R Properties of High-Temperature Superconducting Materials

Systematic studies of the RF properties of various high temperature superconductors were carried out. The experimental technique employed was a parallel plate resonator technique adapted for studying superconducting thin films. The penetration depth and the surface resistance of the samples were measured simultaneously. The YBa_2Cu_3O_ {7-delta} films studied have a wide range of material properties: transition temperature (Tc), normal state resistivity, etc.. At low temperatures, their penetration depths were found to have an essentially quadratic temperature dependence with systematic deviations that were correlated with the Tc of the samples.
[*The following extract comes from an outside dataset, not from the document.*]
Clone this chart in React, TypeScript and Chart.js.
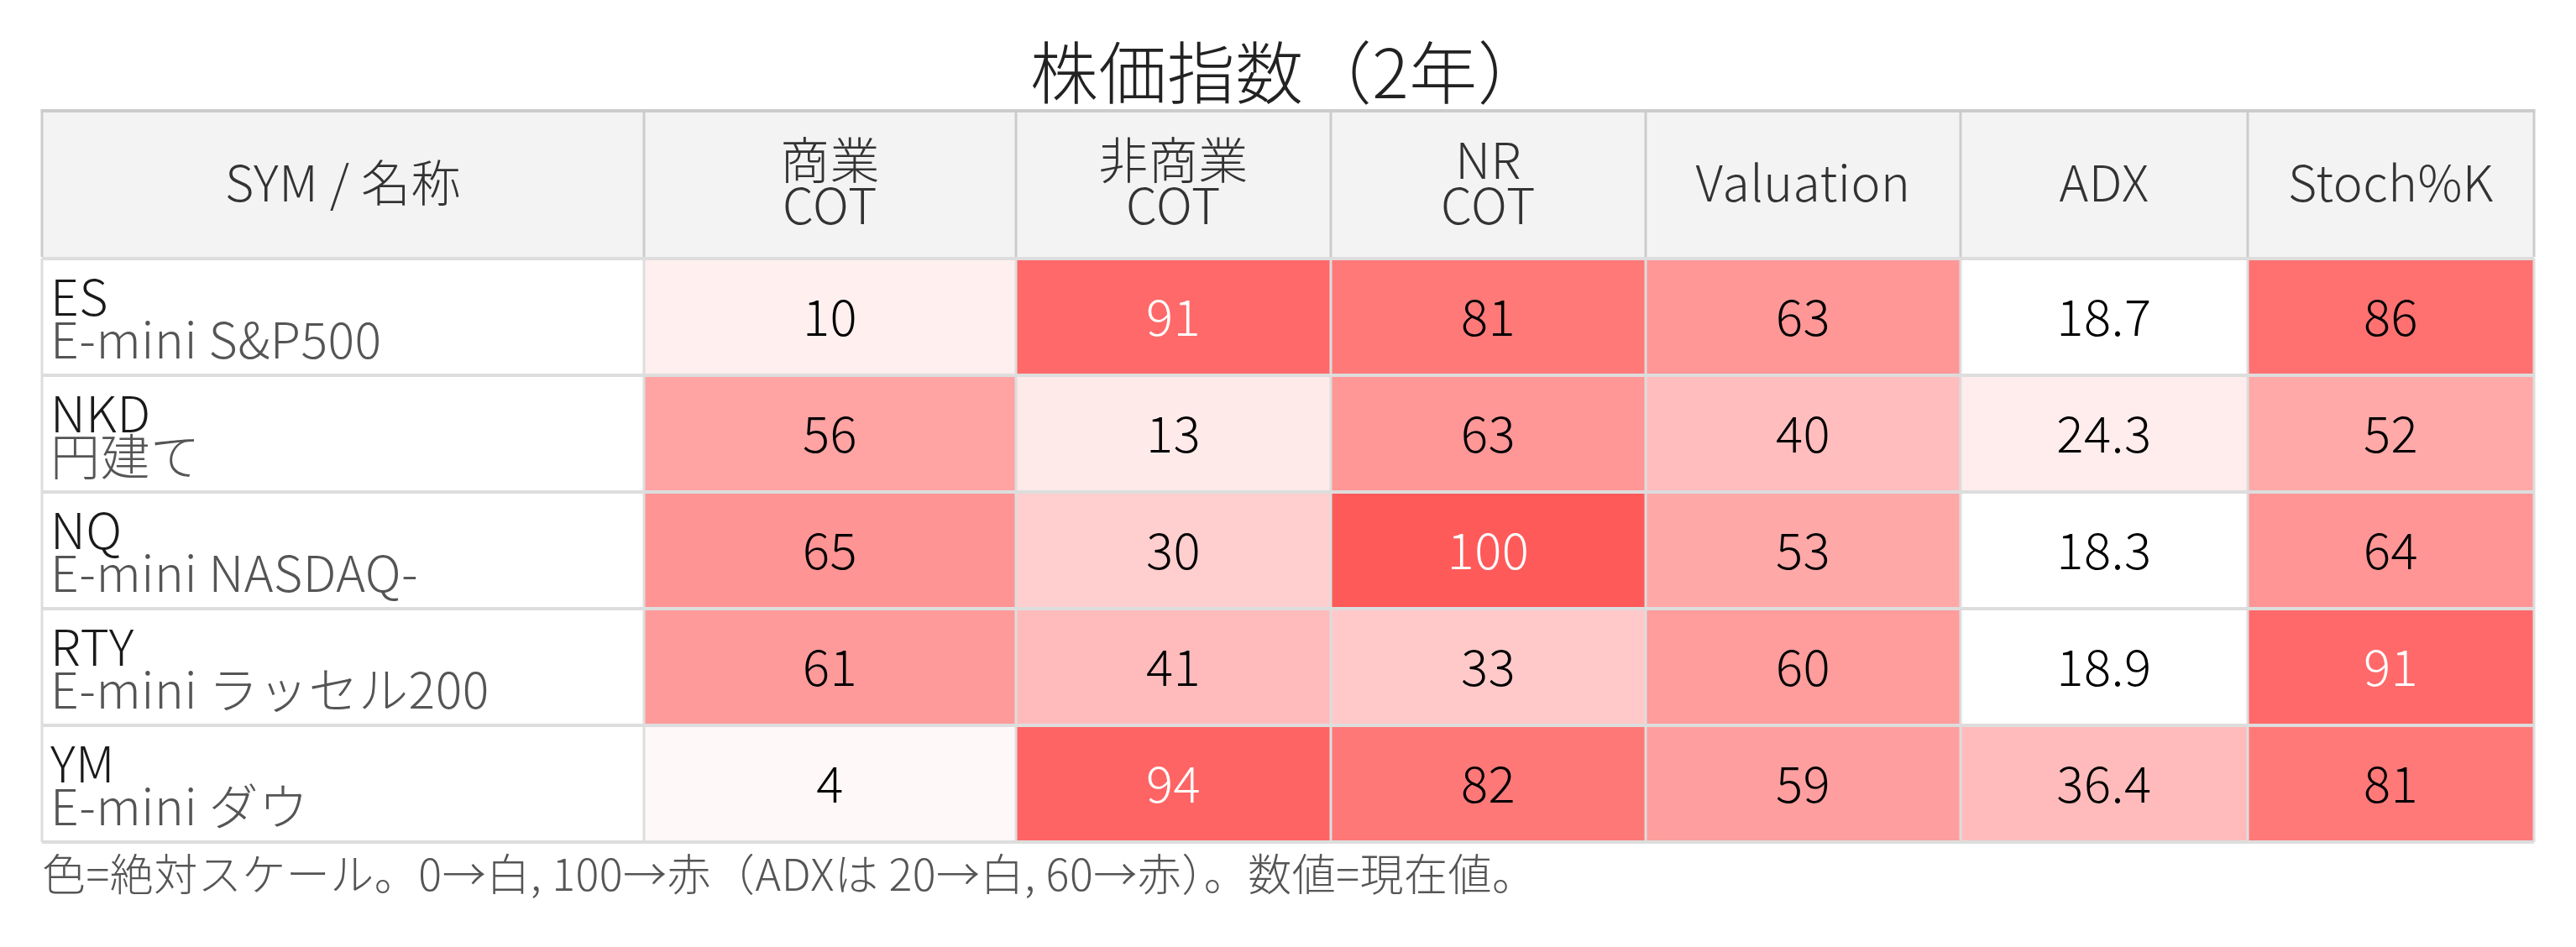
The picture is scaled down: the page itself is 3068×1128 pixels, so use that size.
import React, { useEffect, useRef } from "react";
import { Chart, registerables } from "chart.js";

Chart.register(...registerables);

const titleText = "株価指数（2年）";
const footnoteText = "色=絶対スケール。0→白, 100→赤（ADXは 20→白, 60→赤）。数値=現在値。";
const nameHeader = "SYM / 名称";
const symbols = ["ES", "NKD", "NQ", "RTY", "YM"];
const names = ["E-mini S&P500", "円建て", "E-mini NASDAQ-", "E-mini ラッセル200", "E-mini ダウ"];
const metricHeaders = [["商業", "COT"], ["非商業", "COT"], ["NR", "COT"], ["Valuation"], ["ADX"], ["Stoch%K"]];
const commercialCOT = [10, 56, 65, 61, 4];
const nonCommercialCOT = [91, 13, 30, 41, 94];
const nrCOT = [81, 63, 100, 33, 82];
const valuation = [63, 40, 53, 60, 59];
const adx = [18.7, 24.3, 18.3, 18.9, 36.4];
const stochK = [86, 52, 64, 91, 81];
const metricDecimals = [0, 0, 0, 0, 1, 0];
const colorLow = [0, 0, 0, 0, 20, 0];
const colorHigh = [100, 100, 100, 100, 60, 100];
const columnWidths = [717, 443, 375, 375, 375, 342, 341];

const metrics = [commercialCOT, nonCommercialCOT, nrCOT, valuation, adx, stochK];
const FONT = "'Noto Sans CJK JP', 'Noto Sans', sans-serif";
const WEIGHT = 300;
const HEADER_H = 176;

const edges: number[] = [0];
columnWidths.forEach((w) => edges.push(edges[edges.length - 1] + w));

function cellColor(v: number, j: number) {
  let t = (v - colorLow[j]) / (colorHigh[j] - colorLow[j]);
  t = Math.max(0, Math.min(1, t));
  const gb = Math.round(255 - t * 165);
  return `rgb(255,${gb},${gb})`;
}
function textColor(v: number, j: number) {
  const t = (v - colorLow[j]) / (colorHigh[j] - colorLow[j]);
  return t >= 0.88 ? "#ffffff" : "#000000";
}

const spacingPlugin = {
  id: "letterSpacing",
  beforeDraw(chart: any) {
    chart.ctx.letterSpacing = "0.5px";
  },
};

const tablePlugin = {
  id: "tableText",
  afterDatasetsDraw(chart: any) {
    const ctx = chart.ctx;
    const area = chart.chartArea;
    const xs = chart.scales.x;
    const top = area.top - HEADER_H;
    ctx.save();
    ctx.letterSpacing = "0.5px";
    ctx.fillStyle = "#f3f3f3";
    ctx.fillRect(area.left, top, area.right - area.left, HEADER_H);
    ctx.strokeStyle = "#dddddd";
    ctx.lineWidth = 4;
    const meta0 = chart.getDatasetMeta(0);
    meta0.data.forEach((el: any) => {
      const y0 = el.y - el.height / 2;
      const y1 = el.y + el.height / 2;
      ctx.beginPath();
      ctx.moveTo(area.left, y0);
      ctx.lineTo(area.right, y0);
      ctx.moveTo(area.left, y1);
      ctx.lineTo(area.right, y1);
      ctx.stroke();
    });
    ctx.lineWidth = 3;
    edges.forEach((e) => {
      const px = xs.getPixelForValue(e);
      ctx.beginPath();
      ctx.moveTo(px, area.top);
      ctx.lineTo(px, area.bottom);
      ctx.stroke();
    });
    ctx.strokeStyle = "#cccccc";
    ctx.lineWidth = 3;
    edges.forEach((e) => {
      const px = xs.getPixelForValue(e);
      ctx.beginPath();
      ctx.moveTo(px, top);
      ctx.lineTo(px, area.top - 2);
      ctx.stroke();
    });
    ctx.lineWidth = 4;
    ctx.beginPath();
    ctx.moveTo(area.left - 1.5, top);
    ctx.lineTo(area.right + 1.5, top);
    ctx.stroke();

    ctx.textAlign = "center";
    ctx.textBaseline = "middle";
    ctx.fillStyle = "#333333";
    ctx.font = `${WEIGHT} 59px ${FONT}`;
    const hc = top + HEADER_H / 2 - 2;
    const heads = [[nameHeader], ...metricHeaders];
    heads.forEach((lines, j) => {
      const cx = (xs.getPixelForValue(edges[j]) + xs.getPixelForValue(edges[j + 1])) / 2;
      if (lines.length === 1) {
        ctx.fillText(lines[0], cx, hc);
      } else {
        ctx.fillText(lines[0], cx, hc - 27);
        ctx.fillText(lines[1], cx, hc + 27);
      }
    });

    ctx.textAlign = "left";
    meta0.data.forEach((el: any, i: number) => {
      const x = area.left + 10;
      ctx.fillStyle = "#1a1a1a";
      ctx.fillText(symbols[i], x, el.y - 24);
      ctx.fillStyle = "#555555";
      ctx.fillText(names[i], x, el.y + 27);
    });

    ctx.textAlign = "center";
    ctx.font = `${WEIGHT} 60px ${FONT}`;
    metrics.forEach((arr, j) => {
      const meta = chart.getDatasetMeta(j + 1);
      meta.data.forEach((el: any, i: number) => {
        const v = arr[i];
        ctx.fillStyle = textColor(v, j);
        ctx.fillText(v.toFixed(metricDecimals[j]), (el.x + el.base) / 2, el.y);
      });
    });
    ctx.restore();
  },
};

export default function App() {
  const ref = useRef<HTMLCanvasElement | null>(null);
  useEffect(() => {
    if (!ref.current) return;
    const datasets: any[] = [
      {
        label: nameHeader,
        data: symbols.map((s) => ({ x: [edges[0], edges[1]], y: s })),
        backgroundColor: "#ffffff",
      },
      ...metrics.map((arr, j) => ({
        label: metricHeaders[j].join(" "),
        data: symbols.map((s) => ({ x: [edges[j + 1], edges[j + 2]], y: s })),
        backgroundColor: arr.map((v) => cellColor(v, j)),
      })),
    ].map((d) => ({
      ...d,
      grouped: false,
      barPercentage: 1,
      categoryPercentage: 1,
      borderWidth: 0,
      borderSkipped: false,
    }));
    const chart = new Chart(ref.current, {
      type: "bar",
      data: { labels: symbols, datasets },
      options: {
        indexAxis: "y",
        animation: false,
        responsive: false,
        devicePixelRatio: 1,
        layout: { padding: { left: 50, right: 50, top: 0, bottom: 0 } },
        scales: {
          x: { type: "linear", min: 0, max: edges[edges.length - 1], display: false },
          y: { type: "category", display: false, offset: true },
        },
        plugins: {
          legend: { display: false },
          tooltip: { enabled: false },
          title: {
            display: true,
            text: titleText,
            color: "#222222",
            font: { family: FONT, size: 81, weight: WEIGHT, lineHeight: 1 },
            padding: { top: 46, bottom: 181 },
          },
          subtitle: {
            display: true,
            text: footnoteText,
            position: "bottom",
            align: "start",
            color: "#555555",
            font: { family: FONT, size: 52, weight: WEIGHT, lineHeight: 1 },
            padding: { top: 12, bottom: 61 },
          },
        },
      } as any,
      plugins: [spacingPlugin, tablePlugin],
    });
    return () => chart.destroy();
  }, []);
  return (
    <div style={{ position: "fixed", left: 0, top: 0, width: 3068, height: 1128, background: "#fff" }}>
      <canvas ref={ref} width={3068} height={1128} style={{ display: "block" }} />
    </div>
  );
}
For the dirtiest films (low Tc and low normal channel conductivity), possible exponential behavior was observed for the penetration depth at the lowest temperatures. At higher temperatures (above Tc/2), all the films exhibited the same temperature dependence as that of YBa_2Cu_3O_ {6.95} single crystals. Further analysis revealed that the data are qualitatively consistent with the dirty d-wave model of the high Tc superconductors and that there exists a correlation between the Tc of the films and the amount of disorder present. A strong correlation between Tc and the normal channel conductivity was also observed in these films. The temperature dependence of the normal channel conductivity strongly suggests a rapidly decreasing scattering rate for the quasi-particles below Tc. Preliminary studies on Bi_2Sr _2CaCu_2O_8 single crystals revealed some interesting temperature dependencies for their penetration depths. However we suspect the data are contaminated by c-axis contributions to the transport due to the large anisotropy of the material. In Tl_2Ba_2CaCu _2O_8 thin films, the penetration depth was found to be nearly linear with temperature at low temperatures. One pair of the films exhibited the same temperature dependence as that of YBa_2Cu_3O_{6.95} single crystals over the whole temperature range below Tc. More work on this material is needed to establish the implications of this correlation.